In 2004, Sansone joined Wilco before a tour in support of their album A Ghost Is Born, following the departure of multi-instrumentalist Leroy Bach. On tour, Sansone plays guitar, keyboard, maracas, and several other instruments, as well as singing backup vocals. He was also involved in the writing and recording of Wilco's 2007 release Sky Blue Sky, 2009's Wilco, and The Whole Love in 2011.

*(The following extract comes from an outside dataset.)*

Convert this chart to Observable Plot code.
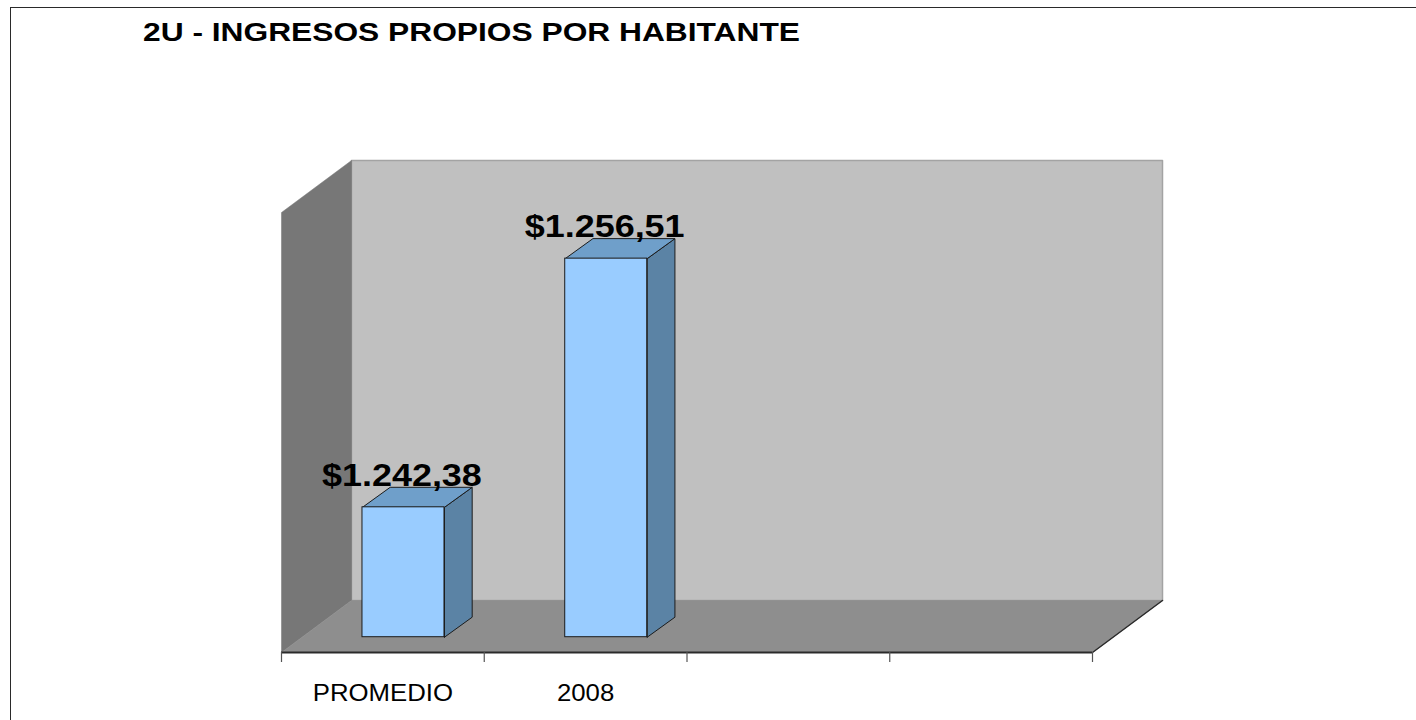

Pat Sansone received a co-production credit for his work on The Whole Love. He also received credit for arranging strings for the track "Black Moon".

== Other projects ==
Sansone has lived in New Orleans, Nashville, New York, and Chicago working as a producer and studio musician. He has contributed to albums by Joseph Arthur, Andrew Bird, Josh Rouse, Mavis Staples, Swan Dive, Jenifer Jackson, Ryan Adams, The Clientele, The Milk Carton Kids, Karen Elson, Jonathan Wilson and others.

In 2009, Sansone made a guest appearance on Dawes's album North Hills. In 2010 he appeared on the albums Familial by Radiohead drummer Phil Selway, Compass by Jamie Lidell, and You Are Not Alone by Mavis Staples.

In 2010, Sansone released a book of photography called 100 Polaroids. The book is a collection of Polaroid photographs taken with an SX-70 camera. Sansone began photographing with the SX-70 in 2006, and shot extensively over the next several years while traveling with Wilco and The Autumn Defense. The book is self-published by his own Sansonica Books. Prints of his works can be found at NAVA Contemporary and Citizen Parlor.

In 2011, Sansone produced the album "Korp Sole Roller" by Chicago-based artist Liam Hayes. The album was released in 2014 on the Japanese label After Hours, and then received a vinyl LP reissue in 2019 on the UK label Be With Records.

In April 2012, Sansone and Josh Shapera co-produced an EP, Weird Weather, for the Chicago-based band Future Monarchs. In 2014, Sansone and Shapera produced the album Deserters for Future Monarchs.

In 2013, Sansone contributed string arrangements for the album Fanfare by Jonathan Wilson.

In 2015, Sansone and Shapera produced the album Ocean of Birds for duo Max Hatt/Edda Glass.

In 2016, Sansone contributed acoustic guitar to the album "Rainbow Ends" by Emitt Rhodes

In 2017, Sansone and Fernando Perdomo co-produced the third album for artist Linda Perhacs, I'm A Harmony. A single was self-released in 2016 called "The Dancer" which features Sansone on Mellotron and backing vocals.

In 2018, Sansone mixed two singles for Nashville-based band Sun Seeker, "Night's Alright" and "Good Year." He produced a full-length album for Sun Seeker which is yet to be released.

Also in 2018, Sansone produced the album "Primetime Illusion" for Wisconsin-based songwriter Trapper Schoepp.

Also in 2018, Sansone was the featured vocalist on the single "California Moon" by Fernando Perdomo also featured on his album "Fernando Perdomo Has Lost His Voice"

In 2019, Sansone appeared on a single released by Robyn Hitchcock featuring the songs "Take Off Your Bandages" and "Sunday Never Comes." Sansone was featured on bass, keyboards, and backing vocals.

Pat Sansone co-produced the 2020 released album "Dixie Blur" by Jonathan Wilson and contributed on bass, acoustic guitar, Mellotron, synth, vibes and background vocals.

Since 2020, Sansone has hosted the 'Baroque Down Palace' show on Memphis' WYXR radio station.

Sansone produced and played multiple instruments on Emma Swift's album of Bob Dylan covers, Blonde on the Tracks, recorded between 2017 and 2020 in Nashville, Tennessee and also featuring Robyn Hitchcock. The album reached the top 10 on the Australian chart.

In 2024 Centripetal Force released Infinity Mirrors, an album of Sansone's synthesizer compositions, with "interesting variety and plenty to stimulate the listener" (Poetic Justice Magazine).